Sooke offers a number of great places to eat and it’s serendipitous there’s much to do to work up a hunger such as hiking, kayaking, scuba diving, whale watching, fishing, biking, and even zip lining. Plan your own personalized itinerary to leverage all the area has to offer.
I was keen to learn more about Saltwest Naturals, where Jessica and Jeff Abel make Canadian sea salts just a short drive from Sooke through the country side. The sea salt is harvested from the West Coast, produced by hand in small batches and infused with a variety of flavours. I opted for Seasar Pleaser Cocktail Rimmer, with Sweet Smokey Maple and Smashed Peppercorn Sea Salts. Every time I use the ones that I purchased such as adorning barbequed salmon with the Sweet Smokey Maple just before served, we’re drawn right back to our getaway.
Depending on the days of your visit, you can tour the Sheringham Distillery. There’s local craft beer from Sooke Oceanside Brewery and Sooke Brewing Company. Or if coffee is more to your taste, you’ll want to drop into The Stick in the Mud roaster.
A highlight of our trip was our dinner at Wild Mountain Food & Drink. With the team of Chef/Owner Oliver Kienast and his wife Sommelier/Owner Brooke Fader, it is a fresh farm food feast not to be missed. Deeply committed to the Slow Food movement, the meals artfully gathered and prepared here are love letters to local and sustainable cuisine.
Our selections created a symphony of foraged from the land and sea. The Wild Morel Mushroom with fresh herb cheese spiked an umami of rainforest while the Albacore Tuna Tartare appetizer with kohlrabi, preserved lemon and sea asparagus bridged us back to the sea.
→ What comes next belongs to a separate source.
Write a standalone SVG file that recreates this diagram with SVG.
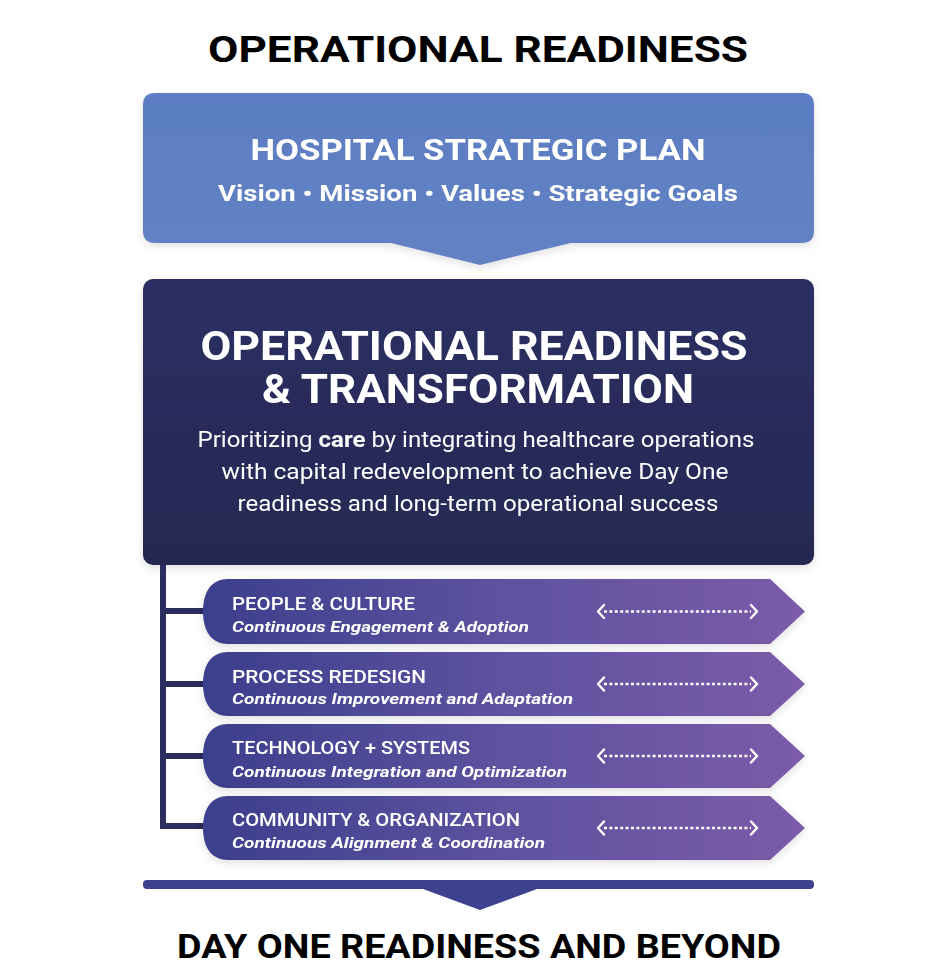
<svg xmlns="http://www.w3.org/2000/svg" width="942" height="969" viewBox="0 0 942 969">
  <defs>
    <linearGradient id="blueG" x1="0" y1="0" x2="0" y2="1">
      <stop offset="0" stop-color="#5b7dc3"/>
      <stop offset="1" stop-color="#6382c4"/>
    </linearGradient>
    <linearGradient id="navyG" x1="0" y1="0" x2="0" y2="1">
      <stop offset="0" stop-color="#2c2f63"/>
      <stop offset="1" stop-color="#262852"/>
    </linearGradient>
    <linearGradient id="bandG" x1="0" y1="0" x2="1" y2="0">
      <stop offset="0" stop-color="#3b3f8d"/>
      <stop offset="0.5" stop-color="#5e529f"/>
      <stop offset="1" stop-color="#7b5ba9"/>
    </linearGradient>
    <filter id="sh" x="-10%" y="-10%" width="120%" height="130%">
      <feDropShadow dx="0" dy="3" stdDeviation="4" flood-color="#000" flood-opacity="0.12"/>
    </filter>
    <style>
      .t { font-family: Roboto, "Liberation Sans", sans-serif; }
      .hb { font-weight: 700; fill: #000; }
      .w { fill: #fff; }
      .bt { font-weight: 500; font-size: 19px; fill: #fff; }
      .bs { font-weight: 700; font-style: italic; font-size: 15px; fill: #fff; }
      .dots { stroke: #fff; stroke-width: 2.5; stroke-dasharray: 3 2.4; fill: none; }
      .chev { stroke: #fff; stroke-width: 2.4; fill: none; stroke-linecap: round; stroke-linejoin: round; }
      .tree { stroke: #2a2d5e; stroke-width: 6; fill: none; }
    </style>
  </defs>

  <rect width="942" height="969" fill="#fff"/>

  <g id="title">
    <text class="t hb" x="478" y="62" font-size="37" text-anchor="middle" textLength="540" lengthAdjust="spacingAndGlyphs">OPERATIONAL READINESS</text>
  </g>

  <g id="strategic-plan" filter="url(#sh)">
    <path d="M155 93 H802 Q814 93 814 105 V231 Q814 243 802 243 H571 L480 265 L391 243 H155 Q143 243 143 231 V105 Q143 93 155 93 Z" fill="url(#blueG)"/>
    <text class="t w" x="478" y="160" font-size="30" font-weight="700" text-anchor="middle" textLength="455" lengthAdjust="spacingAndGlyphs">HOSPITAL STRATEGIC PLAN</text>
    <text class="t w" x="478" y="201" font-size="22" font-weight="700" text-anchor="middle" textLength="520" lengthAdjust="spacingAndGlyphs">Vision • Mission • Values • Strategic Goals</text>
  </g>

  <g id="readiness" filter="url(#sh)">
    <rect x="143" y="279" width="671" height="286" rx="10" fill="url(#navyG)"/>
    <text class="t w" x="474" y="360" font-size="40" font-weight="700" text-anchor="middle" textLength="547" lengthAdjust="spacingAndGlyphs">OPERATIONAL READINESS</text>
    <text class="t w" x="478" y="403" font-size="40" font-weight="700" text-anchor="middle" textLength="432" lengthAdjust="spacingAndGlyphs">&amp; TRANSFORMATION</text>
    <text class="t w" x="476" y="447" font-size="22" text-anchor="middle" textLength="557" lengthAdjust="spacingAndGlyphs">Prioritizing <tspan font-weight="700">care</tspan> by integrating healthcare operations</text>
    <text class="t w" x="475" y="479" font-size="22" text-anchor="middle" textLength="507" lengthAdjust="spacingAndGlyphs">with capital redevelopment to achieve Day One</text>
    <text class="t w" x="478" y="511" font-size="22" text-anchor="middle" textLength="481" lengthAdjust="spacingAndGlyphs">readiness and long-term operational success</text>
  </g>

  <g id="connectors">
    <path class="tree" d="M163 565 V826 H206"/>
    <path class="tree" d="M163 611 H206 M163 684 H206 M163 756 H206"/>
  </g>

  <g id="people-culture" filter="url(#sh)">
    <path d="M228 579 H770 L805 611.5 L770 644 H228 C212 644 203 632 203 611.5 C203 591 212 579 228 579 Z" fill="url(#bandG)"/>
    <text class="t bt" x="232" y="610" textLength="183" lengthAdjust="spacingAndGlyphs">PEOPLE &amp; CULTURE</text>
    <text class="t bs" x="232" y="632" textLength="297" lengthAdjust="spacingAndGlyphs">Continuous Engagement &amp; Adoption</text>
    <line class="dots" x1="604" y1="611.5" x2="751" y2="611.5"/>
    <polyline class="chev" points="604,605 598,611.5 604,618"/>
    <polyline class="chev" points="751,605 757,611.5 751,618"/>
  </g>

  <g id="process-redesign" filter="url(#sh)">
    <path d="M228 652 H770 L805 684 L770 716 H228 C212 716 203 704 203 684 C203 664 212 652 228 652 Z" fill="url(#bandG)"/>
    <text class="t bt" x="232" y="683" textLength="194" lengthAdjust="spacingAndGlyphs">PROCESS REDESIGN</text>
    <text class="t bs" x="232" y="704" textLength="341" lengthAdjust="spacingAndGlyphs">Continuous Improvement and Adaptation</text>
    <line class="dots" x1="604" y1="684" x2="751" y2="684"/>
    <polyline class="chev" points="604,677.5 598,684 604,690.5"/>
    <polyline class="chev" points="751,677.5 757,684 751,690.5"/>
  </g>

  <g id="technology-systems" filter="url(#sh)">
    <path d="M228 724 H770 L805 756 L770 788 H228 C212 788 203 776 203 756 C203 736 212 724 228 724 Z" fill="url(#bandG)"/>
    <text class="t bt" x="232" y="754" textLength="238" lengthAdjust="spacingAndGlyphs">TECHNOLOGY + SYSTEMS</text>
    <text class="t bs" x="232" y="777" textLength="335" lengthAdjust="spacingAndGlyphs">Continuous Integration and Optimization</text>
    <line class="dots" x1="604" y1="756" x2="751" y2="756"/>
    <polyline class="chev" points="604,749.5 598,756 604,762.5"/>
    <polyline class="chev" points="751,749.5 757,756 751,762.5"/>
  </g>

  <g id="community-organization" filter="url(#sh)">
    <path d="M228 796 H770 L805 828 L770 860 H228 C212 860 203 848 203 828 C203 808 212 796 228 796 Z" fill="url(#bandG)"/>
    <text class="t bt" x="232" y="826" textLength="288" lengthAdjust="spacingAndGlyphs">COMMUNITY &amp; ORGANIZATION</text>
    <text class="t bs" x="232" y="848" textLength="313" lengthAdjust="spacingAndGlyphs">Continuous Alignment &amp; Coordination</text>
    <line class="dots" x1="604" y1="828" x2="751" y2="828"/>
    <polyline class="chev" points="604,821.5 598,828 604,834.5"/>
    <polyline class="chev" points="751,821.5 757,828 751,834.5"/>
  </g>

  <g id="day-one">
    <path d="M147 880 H810 Q814 880 814 884 V885 Q814 889 810 889 H537 L480 910 L423 889 H147 Q143 889 143 885 V884 Q143 880 147 880 Z" fill="#3c4290"/>
    <text class="t hb" x="479" y="958" font-size="33" text-anchor="middle" textLength="604" lengthAdjust="spacingAndGlyphs">DAY ONE READINESS AND BEYOND</text>
  </g>
</svg>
Mark ordered the clams that were artfully steamed in Tod Creek cider with house made bacon, bok choy, potatoes, and wild bull kelp as his main. For me, the Halibut called and did not disappoint served in a delicate prawn and kombu broth with red quinoa, fennel, sea beans, Hakurei turnips and snap peas topped with sweet cicely herb sauce. Divine! Our meal was so expertly prepared and elegantly presented, we couldn’t resist sharing a dessert of Chocolate Pudding (single-origin Peruvian Chocolate) with praline and cream and served with crisp thin cinnamon cookie. Heaven!
Next visit we’ll have to linger longer. As we headed back to the airport, we took a quick loop on Happy Valley Road to see the Glow Arts Gallery and look longingly at Olympic View Golf Course wishing we had more time. There’s still much to explore and we’re craving a return to these special spots.